Sylvie felt vindicated by her brother’s marriage with a “villager,” the half-wild American feminist. In collusion, the two siblings cooked up a story, telling Raymonda that her mother was dead but she shouldn’t mourn because Christmas died a martyr’s death: the dastardly Zionists blew her up in a terror attack. Raymonda cried and screamed and shook her little child’s fist at God for snatching away her mother. Then one day, while standing on her aunt’s terrace, she saw Christmas walking up the street from the railway station where she worked as a clerk. At that moment Raymonda believed God had heard her recriminations and, showing mercy, had raised her mother from the dead.
Christmas saw her daughter, opened the gate and ran up the stairs to the terrace. Raymonda leapt into her arms, and through eyes filled with tears of joy she saw Aunt Sylvie scowling down at them from the upstairs balcony.
6
Civil War
Throughout the war Ruth awaited word on the fate of Zvi. He had disappeared during a sea raid on the Lebanese coast.

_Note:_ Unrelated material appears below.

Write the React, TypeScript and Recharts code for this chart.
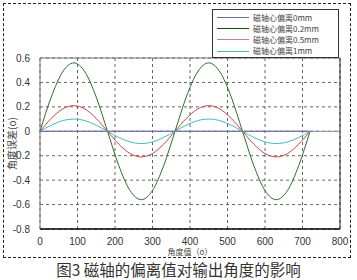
import React from 'react';
import {
    LineChart,
    Line,
    XAxis,
    YAxis,
    CartesianGrid,
    Legend,
    ReferenceLine,
} from 'recharts';

// angle (deg), sampled every 30 degrees
const angles = [0, 30, 60, 90, 120, 150, 180, 210, 240, 270, 300, 330, 360, 390, 420, 450, 480, 510, 540, 570, 600, 630, 660, 690, 720];

// error values
const offset0mm = [0, 0, 0, 0, 0, 0, 0, 0, 0, 0, 0, 0, 0, 0, 0, 0, 0, 0, 0, 0, 0, 0, 0, 0, 0];
const offset02mm = [0, 0.28, 0.485, 0.56, 0.485, 0.28, 0, -0.28, -0.485, -0.56, -0.485, -0.28, 0, 0.28, 0.485, 0.56, 0.485, 0.28, 0, -0.28, -0.485, -0.56, -0.485, -0.28, 0];
const offset05mm = [0, 0.105, 0.182, 0.21, 0.182, 0.105, 0, -0.105, -0.182, -0.21, -0.182, -0.105, 0, 0.105, 0.182, 0.21, 0.182, 0.105, 0, -0.105, -0.182, -0.21, -0.182, -0.105, 0];
const offset1mm = [0, 0.05, 0.087, 0.1, 0.087, 0.05, 0, -0.05, -0.087, -0.1, -0.087, -0.05, 0, 0.05, 0.087, 0.1, 0.087, 0.05, 0, -0.05, -0.087, -0.1, -0.087, -0.05, 0];

const xTicks = [0, 100, 200, 300, 400, 500, 600, 700, 800];
const yTicks = [-0.8, -0.6, -0.4, -0.2, 0, 0.2, 0.4, 0.6];

const seriesNames = ['磁轴心偏离0mm', '磁轴心偏离0.2mm', '磁轴心偏离0.5mm', '磁轴心偏离1mm'];
const seriesColors = ['#7070a8', '#2a6e2a', '#cc4444', '#44b8b8'];
const legendColors = ['#6b6b9b', '#1a4a1a', '#c88080', '#55b0b0'];

const data = angles.map((a, i) => ({
    angle: a,
    s0: offset0mm[i],
    s1: offset02mm[i],
    s2: offset05mm[i],
    s3: offset1mm[i],
}));

const tickStyle = { fill: '#333', fontSize: 10, fontFamily: '"Liberation Sans", Arial, sans-serif' };

function LegendBox() {
    return (
        <div
            style={{
                width: 127,
                height: 49,
                border: '1px solid #333',
                background: '#fff',
                boxSizing: 'border-box',
                paddingTop: 2,
            }}
        >
            {seriesNames.map((n, i) => (
                <div key={n} style={{ display: 'flex', alignItems: 'center', height: 11.2, marginLeft: 4 }}>
                    <div style={{ width: 32, height: 0, borderTop: `1px solid ${legendColors[i]}` }} />
                    <span
                        style={{
                            marginLeft: 4,
                            fontSize: 8,
                            color: '#444',
                            lineHeight: '10px',
                            fontFamily: '"Noto Sans CJK SC", sans-serif',
                            whiteSpace: 'nowrap',
                        }}
                    >
                        {n}
                    </span>
                </div>
            ))}
        </div>
    );
}

export default function App() {
    return (
        <div style={{ position: 'fixed', left: 0, top: 0, width: 357, height: 280, background: '#fff' }}>
            <div
                style={{
                    position: 'absolute',
                    left: 3,
                    top: 3,
                    width: 348,
                    height: 255,
                    border: '1px dashed #222',
                    boxSizing: 'border-box',
                }}
            />
            <LineChart
                width={357}
                height={280}
                data={data}
                margin={{ top: 9, right: 17, bottom: 25, left: 0 }}
            >
                <CartesianGrid stroke="#666" strokeDasharray="3 3" />
                <XAxis
                    dataKey="angle"
                    type="number"
                    domain={[0, 800]}
                    ticks={xTicks}
                    height={26}
                    tickLine={false}
                    tickMargin={3}
                    axisLine={{ stroke: '#000', strokeWidth: 1.5 }}
                    tick={tickStyle}
                    label={{
                        value: '角度值（o）',
                        position: 'insideBottom',
                        offset: 0,
                        fontSize: 8,
                        fill: '#444',
                        fontFamily: '"Noto Sans CJK SC", sans-serif',
                    }}
                />
                <YAxis
                    type="number"
                    domain={[-0.8, 0.6]}
                    ticks={yTicks}
                    width={40}
                    tickLine={false}
                    tickMargin={4}
                    axisLine={{ stroke: '#777' }}
                    tick={tickStyle}
                    interval={0}
                    label={{
                        value: '角度误差(o)',
                        angle: -90,
                        position: 'center',
                        dx: -8,
                        fontSize: 10,
                        fill: '#444',
                        fontFamily: '"Noto Sans CJK SC", sans-serif',
                    }}
                />
                <ReferenceLine y={0.6} stroke="#777" />
                <ReferenceLine x={800} stroke="#222" />
                <ReferenceLine y={0} stroke="#8888aa" />
                <Legend
                    verticalAlign="top"
                    align="right"
                    wrapperStyle={{ position: 'absolute', left: 212, top: 9, width: 127 }}
                    content={() => <LegendBox />}
                />
                {['s0', 's1', 's2', 's3'].map((k, i) => (
                    <Line
                        key={k}
                        dataKey={k}
                        name={seriesNames[i]}
                        type="monotone"
                        stroke={seriesColors[i]}
                        strokeWidth={1}
                        dot={false}
                        isAnimationActive={false}
                    />
                ))}
            </LineChart>
            <div
                style={{
                    position: 'absolute',
                    left: 0,
                    top: 259,
                    width: 357,
                    textAlign: 'center',
                    fontSize: 15.5,
                    color: '#333',
                    fontFamily: '"Noto Sans CJK SC", sans-serif',
                    lineHeight: '20px',
                }}
            >
                图3 磁轴的偏离值对输出角度的影响
            </div>
        </div>
    );
}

Word never came; Zvi vanished forever, swallowed into the waters off the Lebanese coast.
In December 1946, Ruth and her younger sister Reumah were in a Paris hospital run by nuns. A French surgeon mistakenly thought he could fit Moshe with a glass eye. While in Paris, Reumah met Ezer Weizman, a pilot who looked like a Hollywood war hero with his tight golden curls and crystalline blue eyes. During the war the RAF veteran gained notoriety for loop-the-loop aerial maneuvers and the long list of kills to his name. Hard drinking and backslapping jokes fit into his fighter pilot cockiness. He had flown into Paris on a Piper Cub en route to London to plot with other members of the Irgun the assassinat
ion of the British military commander in Palestine.
The notorious playboy in his faded RAF flight jacket wanted to take Reumah with him to London as he continued on his secret mission. She declined because Ruth, with Moshe in excruciating pain after the botched operation, talked her into heading off to a German castle to work with Jewish orphans from Theresienstadt and Bergen-Belson.

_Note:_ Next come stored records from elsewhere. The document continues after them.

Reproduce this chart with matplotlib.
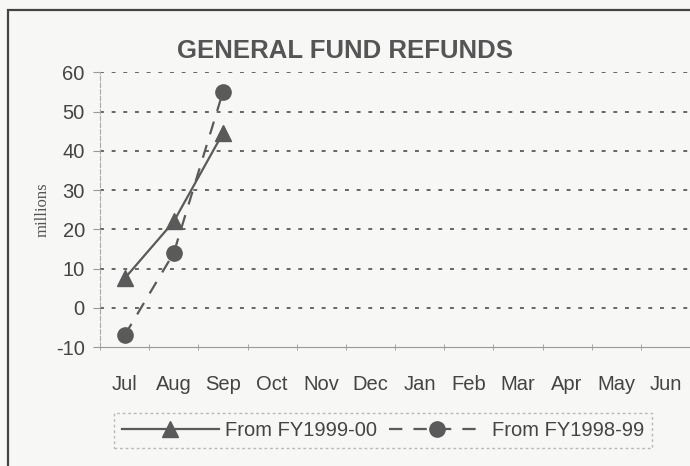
import numpy as np
import matplotlib.pyplot as plt
from matplotlib.patches import Rectangle

months = ['Jul', 'Aug', 'Sep', 'Oct', 'Nov', 'Dec', 'Jan', 'Feb', 'Mar', 'Apr', 'May', 'Jun']
fy1999_00 = [7.5, 22, 44.5]
fy1998_99 = [-7, 14, 55]
yticks = [-10, 0, 10, 20, 30, 40, 50, 60]

gray = '#5a5a5a'
plt.rcParams['font.family'] = ['Liberation Sans', 'DejaVu Sans']
plt.rcParams['axes.unicode_minus'] = False

fig = plt.figure(figsize=(6.9, 4.66), dpi=100)
fig.patch.set_facecolor('#f7f7f5')
ax = fig.add_axes([0.145, 0.255, 0.855, 0.59])
ax.set_facecolor('#f7f7f5')

# outer chart frame
fig.add_artist(Rectangle((8 / 690, -0.05), 1.1, 1 - 10 / 466 + 0.05, transform=fig.transFigure,
                         fill=False, edgecolor='#444444', linewidth=1.6, clip_on=False))

x = np.arange(len(months))
ax.plot(x[:3], fy1999_00, '-^', color=gray, linewidth=1.6, markersize=11,
        label='From FY1999-00')
ax.plot(x[:3], fy1998_99, '--o', color=gray, linewidth=1.6, markersize=11,
        dashes=(6, 5), label='From FY1998-99')

ax.set_xlim(-0.5, 11.5)
ax.set_ylim(-10, 60)
ax.set_xticks(x)
ax.set_xticklabels(months)
ax.set_xticks(np.arange(-0.5, 12, 1), minor=True)
ax.tick_params(axis='x', which='major', length=0, pad=20, labelsize=14.5, labelcolor='#444444')
ax.tick_params(axis='x', which='minor', length=4, direction='inout', color='#999999')
ax.set_yticks(yticks)
ax.tick_params(axis='y', length=5, direction='out', color='#999999', labelsize=14.5,
               labelcolor='#444444', pad=6)

for v in yticks[1:]:
    ax.axhline(v, color='#666666', linestyle=(0, (2, 4)), linewidth=1.4, zorder=0)

for s in ['top', 'right']:
    ax.spines[s].set_visible(False)
ax.spines['left'].set_color('#aaaaaa')
ax.spines['left'].set_linestyle((0, (4, 2)))
ax.spines['bottom'].set_color('#999999')

ax.set_ylabel('millions', family='Liberation Serif', fontsize=12, color='#555555', labelpad=4)
fig.text(0.5, 0.89, 'GENERAL FUND REFUNDS', ha='center', va='center', fontsize=18.5,
         fontweight='bold', color='#555555')

leg = fig.legend(loc='center', bbox_to_anchor=(0.555, 0.077), ncol=2, fontsize=14.5,
                 frameon=True, fancybox=False, handlelength=4.8, columnspacing=0.6,
                 handletextpad=0.3, borderpad=0.4)
leg.get_frame().set_edgecolor('#aaaaaa')
leg.get_frame().set_linestyle((0, (2, 2)))
leg.get_frame().set_facecolor('#f7f7f5')
for t in leg.get_texts():
    t.set_color('#444444')

fig.savefig('out.png', dpi=100, facecolor=fig.get_facecolor())
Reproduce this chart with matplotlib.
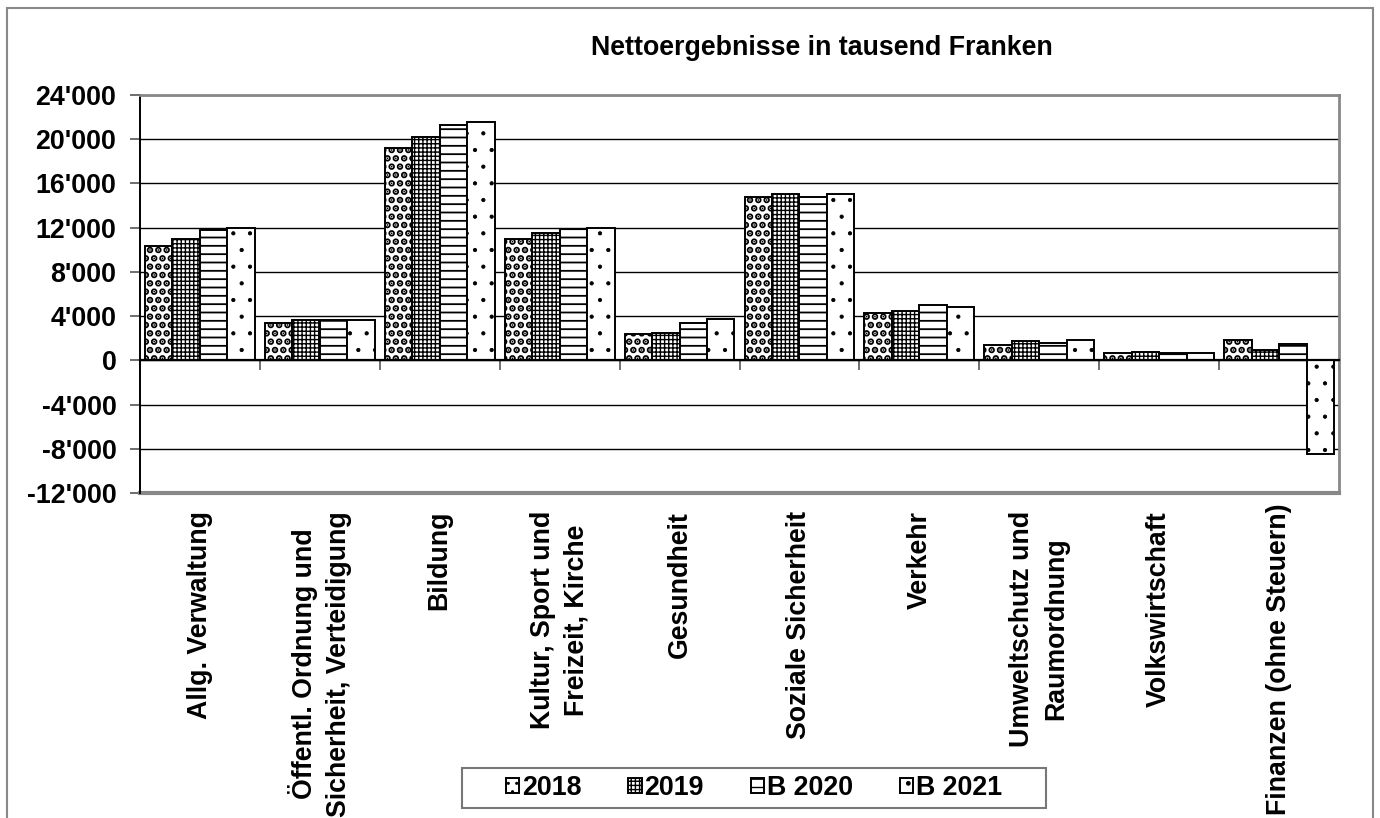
import numpy as np
import matplotlib
matplotlib.use("Agg")
import matplotlib.pyplot as plt
from matplotlib.patches import Rectangle
from matplotlib.ticker import FuncFormatter

# Daten (Nettoergebnisse in tausend Franken)
kategorien = [
    "Allg. Verwaltung",
    "Öffentl. Ordnung und\nSicherheit, Verteidigung",
    "Bildung",
    "Kultur, Sport und\nFreizeit, Kirche",
    "Gesundheit",
    "Soziale Sicherheit",
    "Verkehr",
    "Umweltschutz und\nRaumordnung",
    "Volkswirtschaft",
    "Finanzen (ohne Steuern)",
]
serien = ["2018", "2019", "B 2020", "B 2021"]
v2018 = [10300, 3400, 19200, 10950, 2350, 14800, 4290, 1360, 670, 1870]
v2019 = [11000, 3620, 20200, 11550, 2500, 15000, 4430, 1750, 760, 960]
vb2020 = [11800, 3620, 21250, 11850, 3400, 14800, 4980, 1540, 700, 1470]
vb2021 = [11950, 3680, 21550, 11950, 3760, 15000, 4800, 1800, 700, -8500]
werte = [v2018, v2019, vb2020, vb2021]

# Muster wie im Excel-Diagramm
muster = ["..", "++++", "--", "."]
muster_lw = [3.4, 1.0, 1.3, 0.6]
fs = 19.3

plt.rcParams["font.family"] = ["Liberation Sans", "DejaVu Sans"]
plt.rcParams["font.weight"] = "bold"
plt.rcParams["hatch.color"] = "black"

fig = plt.figure(figsize=(13.8, 8.18), dpi=100)
ax = fig.add_axes([140 / 1380, 1 - 493 / 818, 1199 / 1380, 398 / 818])

x = np.arange(len(kategorien))
breite = 0.229
for i, (name, vals) in enumerate(zip(serien, werte)):
    with plt.rc_context({"hatch.linewidth": muster_lw[i]}):
        bars = ax.bar(
            x + (i - 1.5) * breite,
            vals,
            width=breite,
            color="white",
            edgecolor="black",
            linewidth=1.4,
            hatch=muster[i],
            label=name,
            zorder=3,
        )
    for b in bars:
        if hasattr(b, "set_hatch_linewidth"):
            b.set_hatch_linewidth(muster_lw[i])

ax.set_xlim(-0.5, len(kategorien) - 0.5)
ax.set_ylim(-12000, 24000)
ax.set_yticks(np.arange(-12000, 24001, 4000))
ax.yaxis.set_major_formatter(
    FuncFormatter(lambda v, p: f"{int(v):,}".replace(",", "'"))
)
ax.yaxis.grid(True, color="black", linewidth=1.0, zorder=1)
ax.set_axisbelow(True)

# Achsen und Rahmen
for s in ["top", "right"]:
    ax.spines[s].set_color("#888888")
    ax.spines[s].set_linewidth(2)
ax.spines["left"].set_color("black")
ax.spines["left"].set_linewidth(1.4)
ax.spines["bottom"].set_position(("data", 0))
ax.spines["bottom"].set_color("black")
ax.spines["bottom"].set_linewidth(1.6)
ax.spines["bottom"].set_zorder(4)
ax.axhline(-12000, color="#888888", linewidth=3, clip_on=False, zorder=2)

ax.set_xticks(np.arange(-0.5, len(kategorien), 1.0))
ax.set_xticklabels([])
ax.tick_params(axis="x", direction="out", length=7, width=1.2, color="#555555")
ax.tick_params(axis="y", direction="out", length=7, width=1.2, color="#555555",
               labelsize=fs, pad=10)
for lab in ax.get_yticklabels():
    lab.set_fontweight("bold")

# Kategorienbeschriftung unterhalb der Grafik
for xi, k in zip(x, kategorien):
    # die lange letzte Beschriftung etwas höher, damit sie ganz sichtbar bleibt
    y0 = -0.025 if k.startswith("Finanzen") else -0.045
    ax.text(xi, y0, k, transform=ax.get_xaxis_transform(), rotation=90,
            ha="center", va="top", multialignment="center",
            fontsize=fs, fontweight="bold", linespacing=1.4)

fig.text(822 / 1380, 1 - 48 / 818, "Nettoergebnisse in tausend Franken",
         ha="center", va="center", fontsize=fs, fontweight="bold")

leg = fig.legend(loc="center", bbox_to_anchor=(754 / 1380, 1 - 788 / 818),
                 ncol=4, fontsize=fs, frameon=False,
                 handlelength=0.5, handleheight=0.5,
                 handletextpad=0.1, columnspacing=1.75)
for t in leg.get_texts():
    t.set_fontweight("bold")

# Legendenrahmen
fig.add_artist(Rectangle((462 / 1380, 1 - 808 / 818), 584 / 1380, 40 / 818,
                         transform=fig.transFigure, facecolor="white",
                         edgecolor="#777777", linewidth=1.5, zorder=2))
leg.set_zorder(3)

# Rahmen um die Grafik
fig.add_artist(Rectangle((7 / 1380, -0.01), 1366 / 1380, 1 - 8 / 818 + 0.01,
                         transform=fig.transFigure, fill=False,
                         edgecolor="#888888", linewidth=1.5))

fig.savefig("out.png", dpi=100)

Ruth’s hopes that Moshe would finally return to the hut on Nahalal, this time forever, never came through. The unfolding events produced a perfect pairing between his personal myopia and need for action. With the British Navy preventing hundreds of thousands of refugees in displaced persons camps from immigrating to Palestine, Ben-Gurion demanded a Jewish state. There was no more enthusiastic backer than Moshe: The British had to leave, and he believed that in the ensuing battle with the local Arabs, Jews would surely prevail. Egypt, Transjordan, Lebanon and Syria threw down the wild card. Would the scrappy remnants of a people who had just been nearly exterminated find itself in a war with the wider Arab world? How could the Haganah fend off an attack by regular armies with large arsenals of planes and tanks?

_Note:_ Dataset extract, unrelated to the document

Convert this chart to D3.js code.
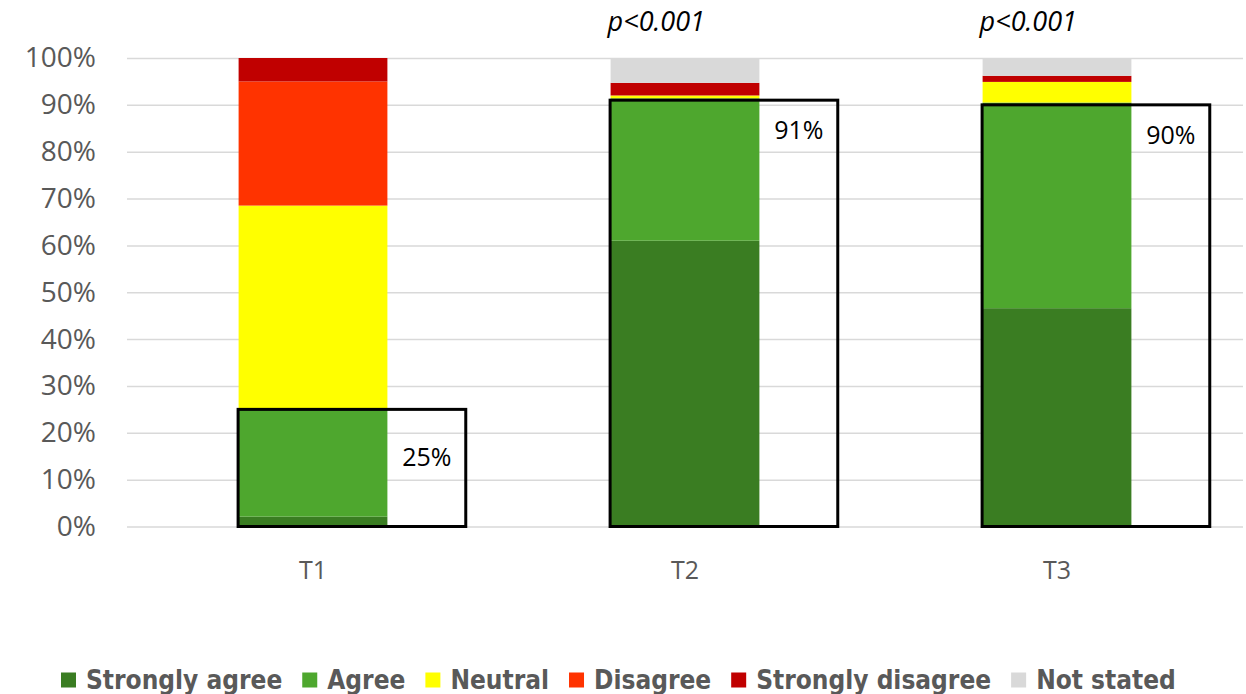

Zionist terror against the British met with fierce reprisals. The British tried everything, from sending Irgun fighters to the gallows at the Acre fortress to presenting to both sides a flurry of proposals, resolutions, and expert opinions. But in the end, the bankrupt British Empire lost its will to root out and defeat an utterly determined and ruthless Jewish underground. Fighting victims of Nazism was also a hard policy to defend.